(Raw records)
>> begin

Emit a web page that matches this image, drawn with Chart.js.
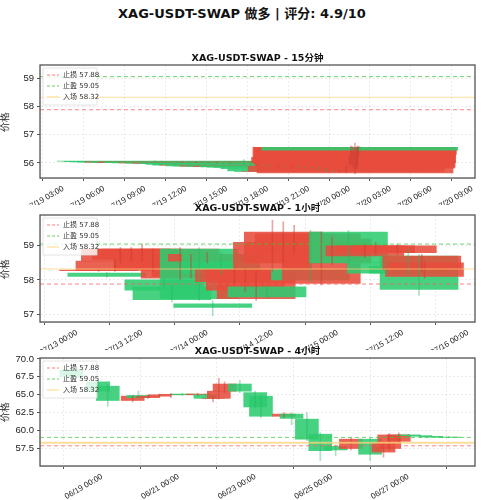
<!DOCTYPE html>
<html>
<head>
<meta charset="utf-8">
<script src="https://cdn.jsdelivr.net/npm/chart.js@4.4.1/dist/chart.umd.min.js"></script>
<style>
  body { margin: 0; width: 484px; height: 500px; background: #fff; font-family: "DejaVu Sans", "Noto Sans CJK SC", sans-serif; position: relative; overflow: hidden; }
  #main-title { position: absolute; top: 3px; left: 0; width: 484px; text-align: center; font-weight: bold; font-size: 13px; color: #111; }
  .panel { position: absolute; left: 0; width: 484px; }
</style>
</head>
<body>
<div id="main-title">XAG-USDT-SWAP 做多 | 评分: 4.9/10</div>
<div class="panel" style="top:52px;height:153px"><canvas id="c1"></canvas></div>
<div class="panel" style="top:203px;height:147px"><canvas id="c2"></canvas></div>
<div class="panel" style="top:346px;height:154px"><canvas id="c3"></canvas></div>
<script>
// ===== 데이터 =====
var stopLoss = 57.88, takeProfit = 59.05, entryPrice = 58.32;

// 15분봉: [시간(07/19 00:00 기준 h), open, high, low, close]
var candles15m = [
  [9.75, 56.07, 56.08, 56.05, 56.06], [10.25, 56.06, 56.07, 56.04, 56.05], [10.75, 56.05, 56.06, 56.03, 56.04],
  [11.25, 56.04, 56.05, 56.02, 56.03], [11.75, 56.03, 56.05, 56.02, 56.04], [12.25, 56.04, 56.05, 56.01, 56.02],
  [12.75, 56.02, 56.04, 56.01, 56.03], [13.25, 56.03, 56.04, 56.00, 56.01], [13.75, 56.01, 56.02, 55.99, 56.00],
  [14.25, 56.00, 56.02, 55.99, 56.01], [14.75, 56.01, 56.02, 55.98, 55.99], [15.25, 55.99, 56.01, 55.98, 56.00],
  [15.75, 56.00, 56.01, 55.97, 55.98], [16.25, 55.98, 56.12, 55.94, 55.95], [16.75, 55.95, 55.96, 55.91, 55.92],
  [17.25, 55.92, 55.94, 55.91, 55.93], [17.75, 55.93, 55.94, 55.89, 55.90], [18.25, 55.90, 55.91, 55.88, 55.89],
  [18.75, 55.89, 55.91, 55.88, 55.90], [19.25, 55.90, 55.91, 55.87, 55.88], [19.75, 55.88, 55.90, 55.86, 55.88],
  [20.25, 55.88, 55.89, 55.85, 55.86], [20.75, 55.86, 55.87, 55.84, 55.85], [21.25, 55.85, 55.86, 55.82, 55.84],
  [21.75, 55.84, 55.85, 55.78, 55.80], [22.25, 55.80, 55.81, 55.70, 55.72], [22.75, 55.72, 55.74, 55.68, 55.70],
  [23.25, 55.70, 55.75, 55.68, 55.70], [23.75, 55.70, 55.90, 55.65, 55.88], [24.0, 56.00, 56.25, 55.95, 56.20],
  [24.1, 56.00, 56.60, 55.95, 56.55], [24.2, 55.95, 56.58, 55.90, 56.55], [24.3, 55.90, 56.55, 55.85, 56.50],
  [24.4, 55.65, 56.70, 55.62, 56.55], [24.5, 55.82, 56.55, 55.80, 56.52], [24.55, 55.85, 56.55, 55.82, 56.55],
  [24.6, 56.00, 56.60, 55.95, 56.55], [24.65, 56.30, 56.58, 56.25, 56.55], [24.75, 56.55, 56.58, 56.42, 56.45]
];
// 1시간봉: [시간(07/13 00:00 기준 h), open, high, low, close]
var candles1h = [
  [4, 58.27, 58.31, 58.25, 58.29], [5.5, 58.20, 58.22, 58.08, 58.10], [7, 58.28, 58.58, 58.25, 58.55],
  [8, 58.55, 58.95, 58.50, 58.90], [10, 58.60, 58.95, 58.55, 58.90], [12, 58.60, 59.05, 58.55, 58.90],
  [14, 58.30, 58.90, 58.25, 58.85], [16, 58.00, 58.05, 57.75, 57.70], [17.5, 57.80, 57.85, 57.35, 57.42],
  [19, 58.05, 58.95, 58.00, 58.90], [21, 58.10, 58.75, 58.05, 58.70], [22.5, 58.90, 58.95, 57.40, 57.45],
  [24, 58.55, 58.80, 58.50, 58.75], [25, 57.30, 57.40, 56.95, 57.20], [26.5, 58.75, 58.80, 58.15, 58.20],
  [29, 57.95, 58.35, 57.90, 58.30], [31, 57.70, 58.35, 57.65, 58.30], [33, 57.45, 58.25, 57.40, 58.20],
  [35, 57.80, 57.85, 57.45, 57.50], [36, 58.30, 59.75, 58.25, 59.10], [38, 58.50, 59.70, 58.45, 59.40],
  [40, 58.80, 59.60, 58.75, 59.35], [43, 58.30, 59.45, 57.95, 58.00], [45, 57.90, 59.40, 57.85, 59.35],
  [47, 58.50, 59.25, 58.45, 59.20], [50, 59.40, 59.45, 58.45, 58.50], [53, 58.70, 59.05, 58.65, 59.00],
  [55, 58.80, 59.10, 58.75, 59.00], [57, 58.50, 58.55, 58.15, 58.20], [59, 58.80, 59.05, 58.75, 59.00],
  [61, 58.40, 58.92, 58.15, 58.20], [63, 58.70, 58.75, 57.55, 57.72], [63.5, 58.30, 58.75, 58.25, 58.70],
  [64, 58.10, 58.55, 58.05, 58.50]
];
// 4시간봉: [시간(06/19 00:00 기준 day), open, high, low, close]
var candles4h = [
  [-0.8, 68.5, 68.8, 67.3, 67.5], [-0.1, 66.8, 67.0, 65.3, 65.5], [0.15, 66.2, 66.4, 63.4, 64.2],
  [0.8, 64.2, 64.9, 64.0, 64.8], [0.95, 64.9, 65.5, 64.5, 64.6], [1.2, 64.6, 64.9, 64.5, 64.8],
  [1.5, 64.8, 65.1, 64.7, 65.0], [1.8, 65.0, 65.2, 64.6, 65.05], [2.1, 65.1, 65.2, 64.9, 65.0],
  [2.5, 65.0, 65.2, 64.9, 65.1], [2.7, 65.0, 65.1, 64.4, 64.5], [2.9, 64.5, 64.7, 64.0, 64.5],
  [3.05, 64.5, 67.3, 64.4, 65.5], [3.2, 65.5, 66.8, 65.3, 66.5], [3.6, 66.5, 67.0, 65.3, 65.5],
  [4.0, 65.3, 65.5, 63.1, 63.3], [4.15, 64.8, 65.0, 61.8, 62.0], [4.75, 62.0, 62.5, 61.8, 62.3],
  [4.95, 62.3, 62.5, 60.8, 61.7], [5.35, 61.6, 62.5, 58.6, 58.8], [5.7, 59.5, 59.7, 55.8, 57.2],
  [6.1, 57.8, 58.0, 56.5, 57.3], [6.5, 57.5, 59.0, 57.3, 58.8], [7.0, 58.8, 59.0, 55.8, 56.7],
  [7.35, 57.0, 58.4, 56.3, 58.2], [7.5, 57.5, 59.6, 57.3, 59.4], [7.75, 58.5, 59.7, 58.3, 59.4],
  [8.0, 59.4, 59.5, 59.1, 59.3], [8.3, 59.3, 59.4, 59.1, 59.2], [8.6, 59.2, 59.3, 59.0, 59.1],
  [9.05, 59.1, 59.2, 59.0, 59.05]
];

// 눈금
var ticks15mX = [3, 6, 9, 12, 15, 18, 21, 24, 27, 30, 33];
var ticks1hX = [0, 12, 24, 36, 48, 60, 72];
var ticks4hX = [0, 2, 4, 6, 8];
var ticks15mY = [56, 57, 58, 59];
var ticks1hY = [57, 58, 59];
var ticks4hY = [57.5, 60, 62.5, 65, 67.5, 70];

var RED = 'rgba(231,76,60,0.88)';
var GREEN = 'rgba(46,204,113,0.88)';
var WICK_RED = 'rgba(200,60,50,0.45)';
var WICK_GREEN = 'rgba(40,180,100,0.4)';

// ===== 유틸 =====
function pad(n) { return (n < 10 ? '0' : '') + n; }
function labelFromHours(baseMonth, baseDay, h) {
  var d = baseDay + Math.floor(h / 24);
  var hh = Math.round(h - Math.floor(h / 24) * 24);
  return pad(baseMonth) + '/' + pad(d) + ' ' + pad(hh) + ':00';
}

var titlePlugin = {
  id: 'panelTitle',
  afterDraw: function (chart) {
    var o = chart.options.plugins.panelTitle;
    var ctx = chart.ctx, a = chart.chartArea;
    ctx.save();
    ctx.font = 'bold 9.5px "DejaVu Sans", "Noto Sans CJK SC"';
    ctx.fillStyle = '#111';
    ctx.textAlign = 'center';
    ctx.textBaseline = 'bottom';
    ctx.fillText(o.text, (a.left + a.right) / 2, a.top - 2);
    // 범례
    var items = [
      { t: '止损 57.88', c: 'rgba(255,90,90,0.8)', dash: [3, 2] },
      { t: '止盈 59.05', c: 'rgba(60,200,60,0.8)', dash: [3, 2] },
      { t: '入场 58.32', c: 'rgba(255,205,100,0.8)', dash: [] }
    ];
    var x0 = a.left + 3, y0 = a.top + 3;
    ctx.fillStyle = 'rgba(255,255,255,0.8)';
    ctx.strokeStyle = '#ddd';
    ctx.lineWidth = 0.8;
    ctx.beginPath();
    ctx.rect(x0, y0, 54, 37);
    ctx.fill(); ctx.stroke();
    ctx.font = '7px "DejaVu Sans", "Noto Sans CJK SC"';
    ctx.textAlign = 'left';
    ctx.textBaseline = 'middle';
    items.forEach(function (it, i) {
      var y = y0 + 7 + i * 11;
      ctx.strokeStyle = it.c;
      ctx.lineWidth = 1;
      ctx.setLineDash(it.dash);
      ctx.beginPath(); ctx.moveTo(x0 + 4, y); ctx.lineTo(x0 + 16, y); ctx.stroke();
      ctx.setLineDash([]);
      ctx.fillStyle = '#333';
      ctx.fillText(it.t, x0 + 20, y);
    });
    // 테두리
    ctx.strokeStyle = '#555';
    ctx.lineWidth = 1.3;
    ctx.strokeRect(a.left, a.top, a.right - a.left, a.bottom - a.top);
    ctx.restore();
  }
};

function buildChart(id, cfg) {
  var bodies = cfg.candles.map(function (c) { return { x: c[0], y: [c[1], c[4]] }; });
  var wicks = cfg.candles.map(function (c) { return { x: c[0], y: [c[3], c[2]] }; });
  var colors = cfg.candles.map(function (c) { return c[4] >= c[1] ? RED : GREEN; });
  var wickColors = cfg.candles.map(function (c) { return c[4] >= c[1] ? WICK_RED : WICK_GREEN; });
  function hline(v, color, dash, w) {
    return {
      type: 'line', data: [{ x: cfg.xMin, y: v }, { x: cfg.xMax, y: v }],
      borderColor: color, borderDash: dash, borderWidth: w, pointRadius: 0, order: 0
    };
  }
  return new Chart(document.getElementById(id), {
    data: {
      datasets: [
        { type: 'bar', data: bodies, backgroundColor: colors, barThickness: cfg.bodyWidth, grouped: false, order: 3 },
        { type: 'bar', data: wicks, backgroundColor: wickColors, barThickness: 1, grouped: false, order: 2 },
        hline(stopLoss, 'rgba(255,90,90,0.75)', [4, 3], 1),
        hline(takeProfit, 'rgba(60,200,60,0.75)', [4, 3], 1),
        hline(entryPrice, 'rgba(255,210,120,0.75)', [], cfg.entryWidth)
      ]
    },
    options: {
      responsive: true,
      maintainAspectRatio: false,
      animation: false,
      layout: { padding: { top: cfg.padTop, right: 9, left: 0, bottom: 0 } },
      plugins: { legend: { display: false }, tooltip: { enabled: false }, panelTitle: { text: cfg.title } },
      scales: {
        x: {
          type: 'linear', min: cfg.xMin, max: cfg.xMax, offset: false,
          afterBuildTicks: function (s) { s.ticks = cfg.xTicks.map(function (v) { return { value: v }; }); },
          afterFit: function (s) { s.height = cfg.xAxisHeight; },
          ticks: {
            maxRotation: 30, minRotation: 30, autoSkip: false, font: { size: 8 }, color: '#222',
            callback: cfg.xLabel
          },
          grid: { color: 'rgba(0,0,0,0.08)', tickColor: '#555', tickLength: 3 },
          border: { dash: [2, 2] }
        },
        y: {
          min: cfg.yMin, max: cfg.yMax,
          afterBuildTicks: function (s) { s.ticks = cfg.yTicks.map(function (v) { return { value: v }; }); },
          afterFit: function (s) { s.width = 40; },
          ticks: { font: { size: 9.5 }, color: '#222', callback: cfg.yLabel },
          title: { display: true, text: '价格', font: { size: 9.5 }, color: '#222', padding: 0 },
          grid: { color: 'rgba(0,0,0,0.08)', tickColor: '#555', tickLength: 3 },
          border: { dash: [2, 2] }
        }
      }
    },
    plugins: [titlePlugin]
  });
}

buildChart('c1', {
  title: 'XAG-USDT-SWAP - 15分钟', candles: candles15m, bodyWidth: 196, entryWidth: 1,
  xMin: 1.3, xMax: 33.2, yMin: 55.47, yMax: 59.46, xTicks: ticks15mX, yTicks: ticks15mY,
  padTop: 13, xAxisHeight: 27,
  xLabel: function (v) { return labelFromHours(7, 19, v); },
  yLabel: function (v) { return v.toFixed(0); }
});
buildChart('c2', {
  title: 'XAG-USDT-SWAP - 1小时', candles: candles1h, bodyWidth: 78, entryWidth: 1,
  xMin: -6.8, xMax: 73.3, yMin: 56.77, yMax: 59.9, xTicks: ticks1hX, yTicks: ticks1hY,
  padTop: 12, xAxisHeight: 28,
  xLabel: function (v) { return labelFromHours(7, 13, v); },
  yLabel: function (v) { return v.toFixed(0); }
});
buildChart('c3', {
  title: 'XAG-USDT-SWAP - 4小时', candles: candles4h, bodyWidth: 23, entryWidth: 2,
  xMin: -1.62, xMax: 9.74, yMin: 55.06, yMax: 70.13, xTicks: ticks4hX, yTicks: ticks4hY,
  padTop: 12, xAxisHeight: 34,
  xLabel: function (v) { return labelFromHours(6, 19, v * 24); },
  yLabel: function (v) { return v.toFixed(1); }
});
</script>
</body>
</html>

>> end
>> begin

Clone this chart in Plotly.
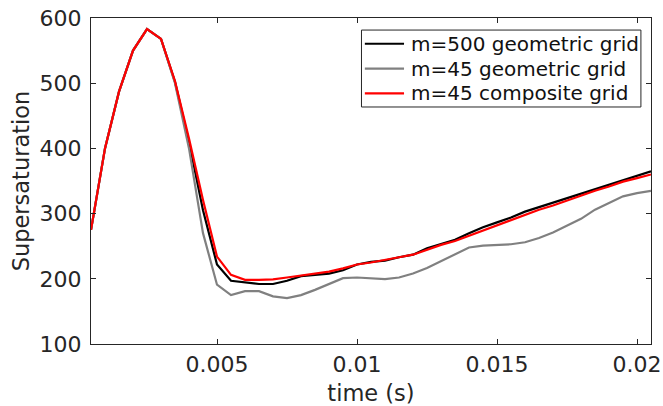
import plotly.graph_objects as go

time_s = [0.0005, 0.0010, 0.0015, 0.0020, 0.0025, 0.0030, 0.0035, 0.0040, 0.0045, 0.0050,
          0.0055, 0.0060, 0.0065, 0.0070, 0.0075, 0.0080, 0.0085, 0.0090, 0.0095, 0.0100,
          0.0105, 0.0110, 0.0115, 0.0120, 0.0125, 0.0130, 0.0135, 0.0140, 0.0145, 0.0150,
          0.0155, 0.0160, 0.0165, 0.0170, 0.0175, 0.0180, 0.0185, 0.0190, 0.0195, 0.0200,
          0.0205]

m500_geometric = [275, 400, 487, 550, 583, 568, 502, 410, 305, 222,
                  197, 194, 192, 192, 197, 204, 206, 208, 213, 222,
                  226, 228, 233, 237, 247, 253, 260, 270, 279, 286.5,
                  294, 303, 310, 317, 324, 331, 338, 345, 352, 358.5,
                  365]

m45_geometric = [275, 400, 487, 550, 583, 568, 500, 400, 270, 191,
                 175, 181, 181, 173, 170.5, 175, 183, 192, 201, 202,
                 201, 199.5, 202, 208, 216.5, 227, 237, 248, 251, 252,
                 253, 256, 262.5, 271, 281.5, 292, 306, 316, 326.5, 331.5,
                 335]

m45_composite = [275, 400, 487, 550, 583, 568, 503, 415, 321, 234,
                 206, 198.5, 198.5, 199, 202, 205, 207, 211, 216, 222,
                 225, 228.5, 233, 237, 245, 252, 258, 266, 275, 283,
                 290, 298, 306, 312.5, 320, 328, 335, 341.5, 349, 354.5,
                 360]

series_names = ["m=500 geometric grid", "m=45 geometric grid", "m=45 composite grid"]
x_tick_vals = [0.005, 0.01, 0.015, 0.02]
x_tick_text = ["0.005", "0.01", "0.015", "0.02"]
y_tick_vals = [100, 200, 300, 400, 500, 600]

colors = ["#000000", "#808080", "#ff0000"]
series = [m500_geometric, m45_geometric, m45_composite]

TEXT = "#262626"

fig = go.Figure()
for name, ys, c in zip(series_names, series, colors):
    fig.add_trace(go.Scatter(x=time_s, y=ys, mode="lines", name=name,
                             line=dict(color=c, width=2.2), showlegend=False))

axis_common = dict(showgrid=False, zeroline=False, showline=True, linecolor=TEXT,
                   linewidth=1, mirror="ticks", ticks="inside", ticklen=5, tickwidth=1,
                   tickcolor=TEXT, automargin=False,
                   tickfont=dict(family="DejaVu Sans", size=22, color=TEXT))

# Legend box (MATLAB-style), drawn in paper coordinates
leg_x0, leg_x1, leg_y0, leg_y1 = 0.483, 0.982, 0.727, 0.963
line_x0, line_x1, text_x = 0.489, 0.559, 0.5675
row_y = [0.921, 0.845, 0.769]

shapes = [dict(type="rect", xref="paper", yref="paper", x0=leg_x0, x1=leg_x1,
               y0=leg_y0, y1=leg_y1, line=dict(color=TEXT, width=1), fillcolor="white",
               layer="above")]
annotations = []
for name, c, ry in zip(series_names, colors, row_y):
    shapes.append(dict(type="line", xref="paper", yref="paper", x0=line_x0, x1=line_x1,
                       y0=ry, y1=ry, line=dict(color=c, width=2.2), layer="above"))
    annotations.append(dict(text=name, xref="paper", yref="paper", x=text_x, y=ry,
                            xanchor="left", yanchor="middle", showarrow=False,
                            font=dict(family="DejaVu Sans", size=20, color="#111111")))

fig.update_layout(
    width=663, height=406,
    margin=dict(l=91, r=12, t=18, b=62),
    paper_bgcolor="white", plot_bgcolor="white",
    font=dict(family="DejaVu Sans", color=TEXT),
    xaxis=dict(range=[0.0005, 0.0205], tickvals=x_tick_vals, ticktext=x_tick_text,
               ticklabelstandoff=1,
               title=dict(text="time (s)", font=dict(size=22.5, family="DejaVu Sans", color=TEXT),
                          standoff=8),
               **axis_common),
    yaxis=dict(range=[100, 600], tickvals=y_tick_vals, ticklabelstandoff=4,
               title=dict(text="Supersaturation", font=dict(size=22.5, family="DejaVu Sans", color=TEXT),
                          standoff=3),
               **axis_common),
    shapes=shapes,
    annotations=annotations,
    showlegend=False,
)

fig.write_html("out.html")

>> end

■ Aim of the exercise:
All lines above starting at the one with "Emit a web page" and ending at the one with "var stopLoss = 57.88, takeProfit", inclusive, are to be printed again exactly, with the pictures left out.

■ Exercise solution:
Emit a web page that matches this image, drawn with Chart.js.
<!DOCTYPE html>
<html>
<head>
<meta charset="utf-8">
<script src="https://cdn.jsdelivr.net/npm/chart.js@4.4.1/dist/chart.umd.min.js"></script>
<style>
  body { margin: 0; width: 484px; height: 500px; background: #fff; font-family: "DejaVu Sans", "Noto Sans CJK SC", sans-serif; position: relative; overflow: hidden; }
  #main-title { position: absolute; top: 3px; left: 0; width: 484px; text-align: center; font-weight: bold; font-size: 13px; color: #111; }
  .panel { position: absolute; left: 0; width: 484px; }
</style>
</head>
<body>
<div id="main-title">XAG-USDT-SWAP 做多 | 评分: 4.9/10</div>
<div class="panel" style="top:52px;height:153px"><canvas id="c1"></canvas></div>
<div class="panel" style="top:203px;height:147px"><canvas id="c2"></canvas></div>
<div class="panel" style="top:346px;height:154px"><canvas id="c3"></canvas></div>
<script>
// ===== 데이터 =====
var stopLoss = 57.88, takeProfit = 59.05, entryPrice = 58.32;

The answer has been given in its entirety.